Se la caduta dei grandi è inevitabile, e quanto più sono saliti in alto, tanto più sarà devastante l’effetto del loro ruzzolone, è altresì vero che i potenti non hanno alcuna intenzione di lasciare il loro posto, e faranno di tutto per mantenere la loro condizione privilegiata, manipolando costantemente la verità, chiamando “bene il male e male il bene” (Is 5,20). Dai tempi della Bibbia ai giorni nostri, come ricorda il gattopardesco “bisogna cambiare tutto per non cambiare niente”, chi detiene il potere è pronto a ogni forma di cambiamento pur di non perderlo: “cambiano le tenebre in luce e la luce in tenebre, cambiano l’amaro in dolce e il dolce in amaro” (Is 5,29).
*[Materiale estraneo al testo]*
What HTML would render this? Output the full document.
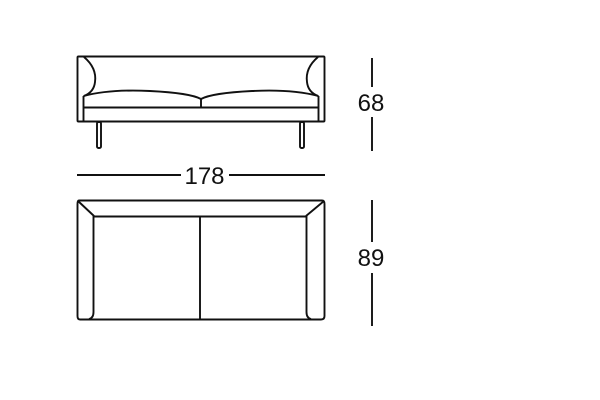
<!DOCTYPE html>
<html><head><meta charset="utf-8"><style>html,body{margin:0;padding:0;background:#fff}svg{display:block}</style></head>
<body>
<svg width="600" height="400" viewBox="0 0 600 400" xmlns="http://www.w3.org/2000/svg">
<g fill="none" stroke="#111" stroke-width="1.9">
<!-- front view -->
<rect x="77.5" y="56.5" width="247" height="65" rx="1"/>
<path d="M84 57 Q97 68 95 82 Q94 92 84 96"/>
<path d="M318 57 Q305 68 307 82 Q308 92 318 96"/>
<line x1="83.5" y1="96" x2="83.5" y2="121"/>
<line x1="318.5" y1="96" x2="318.5" y2="121"/>
<path d="M83.5 96 Q110 89 150 91 Q190 93 201 99 Q212 93 252 91 Q292 89 318.5 96"/>
<line x1="201" y1="99" x2="201" y2="107"/>
<line x1="83.5" y1="107.5" x2="318.5" y2="107.5"/>
<rect x="97" y="122" width="4" height="26" rx="1.5"/>
<rect x="300" y="122" width="4" height="26" rx="1.5"/>
<!-- top view -->
<path d="M79 200.5 H322 Q324.5 200.5 324.5 204 V316 Q324.5 319.5 321 319.5 H80 Q77.5 319.5 77.5 316 V204 Q77.5 200.5 79 200.5 Z"/>
<line x1="78" y1="201" x2="94" y2="216"/>
<line x1="324" y1="201" x2="306" y2="216"/>
<line x1="94" y1="216.5" x2="306" y2="216.5"/>
<path d="M93.5 216 V312 Q93.5 318 89 319"/>
<path d="M306.5 216 V312 Q306.5 318 311 319"/>
<line x1="200" y1="216" x2="200" y2="319"/>
<!-- dimensions -->
<line x1="77" y1="175" x2="181" y2="175"/>
<line x1="229" y1="175" x2="325" y2="175"/>
<line x1="372" y1="58" x2="372" y2="87"/>
<line x1="372" y1="117" x2="372" y2="151"/>
<line x1="372" y1="200" x2="372" y2="242"/>
<line x1="372" y1="273" x2="372" y2="326"/>
</g>
<g font-family="Liberation Sans, sans-serif" font-size="24" fill="#111" text-anchor="middle">
<text x="204.5" y="184">178</text>
<text x="371" y="111">68</text>
<text x="371" y="266">89</text>
</g>
</svg>
</body></html>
I credenti, di fronte a questi detentori del potere che dominano e opprimono (Mc 10,42), non possono e non devono essere neutrali, altrimenti ne diventano complici, ma sono chiamati a contrastarli e contribuire attivamene alla loro caduta, con la consapevolezza che ogni colosso, per quanto maestoso e solenne, ha i piedi d’argilla (Dn 2,33) e, prima o poi, nei modi più imprevisti e inaspettati, è destinato a crollare e a sparire “senza lasciare traccia” (Dn 2,35). Per questo, fin dalle prime pagine dei vangeli, il credente è chiamato a collaborare con un Dio che da sempre spodesta quanti si mettono al di sopra degli altri (“cavallo e cavaliere ha gettato nel mare”, Es 15,1.21), un Signore costantemente a fianco degli oppressi e mai degli oppressori (“Ha rovesciato i potenti dai troni, ha innalzato gli umili”, Lc 1,32; Gb 12.19), e che, ai grandi che si sentono immortali e credono che il loro potere sia eterno, dice: “certo morirete come ogni uomo, cadrete come tutti i potenti” (Sal 82,7).
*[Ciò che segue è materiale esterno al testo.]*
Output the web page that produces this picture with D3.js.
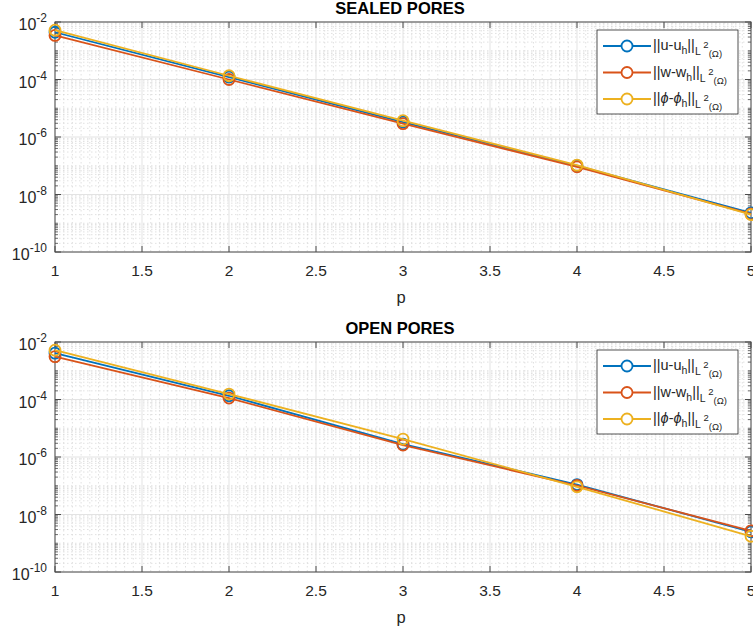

Mentre in ogni religione il potere veniva conferito dalla divinità e per questo sacralizzato, con Gesù inizia la sua demitizzazione, un processo irreversibile che vedrà la caduta di tutti quei poteri che si oppongono al bene dell’uomo: “Le stelle cadranno dal cielo” (Mc 13,25); “Le stelle del cielo si abbatterono sopra la terra, come un albero di fichi, sbattuto dalla bufera, lascia cadere i frutti non ancora maturi” (Ap 6,13). Le “stelle”, immagine dei re e dei principi, precipiteranno, perché, assicura Gesù, l’annuncio del vangelo aprirà gli occhi ai ciechi, renderà le persone capaci di vedere che quelli che ammirano e servono, in realtà sono i loro oppressori. La costante proclamazione della buona notizia da parte dei discepoli, chiamati a essere come il Cristo “luce del mondo” (Gv 8,12; Mt 5,14), provocherà in ogni tempo l’eclisse dei falsi dèi, smascherandoli, come il sole e la luna, che dai pagani erano considerate divinità (“il sole si oscurerà, la luna non darà più la sua luce”, Mc 13.34; Dt 4,19). Il Signore non annuncia calamità che colpiranno la terra, ma il cielo, l’habitat dei potenti. Il loro oscuramento sarà effetto dell’annuncio della buona notizia di Gesù, e quel che si credeva vero si dimostrerà falso e quel che si riteneva sacro, impuro.

Quello di Gesù è un annuncio di liberazione (“quando cominceranno ad accadere queste cose, alzatevi e levate il capo, perché la vostra liberazione è vicina”, Lc 21,28), che però richiede l’attiva partecipazione dei credenti perché si realizzi. Per questo il compito profetico di ogni credente è quello della sentinella che avverte in anticipo del pericolo che altri non percepiscono ancora (“Figlio dell’uomo, ti ho posto come sentinella per la casa d’Israele. Quando sentirai dalla mia bocca una parola, tu dovrai avvertirli da parte mia”, Ez 3,17. 31,7; Os 8,1) e di smascherare i “falsi profeti, che vengono a voi in veste di pecore, ma dentro sono lupi rapaci!” (Mt 7,15). Guai a quel credente che per quieto vivere, per opportunismo, tace di fronte al male che vede e non lo denuncia (Ez 33,6). Gesù non obbliga nessuno a seguirlo, ma chi lo fa deve essere consapevole della responsabilità di essere “il sale della terra” (Mt 5,13; Nm 18,19), ovvero l’elemento che rende valido e duraturo il suo messaggio. Ma se si limita ad ascoltarlo senza tradurlo in scelte di vita, sociali e politiche  “a null’altro serve che ad essere gettato via e calpestato dalla gente” (Mt 5,13).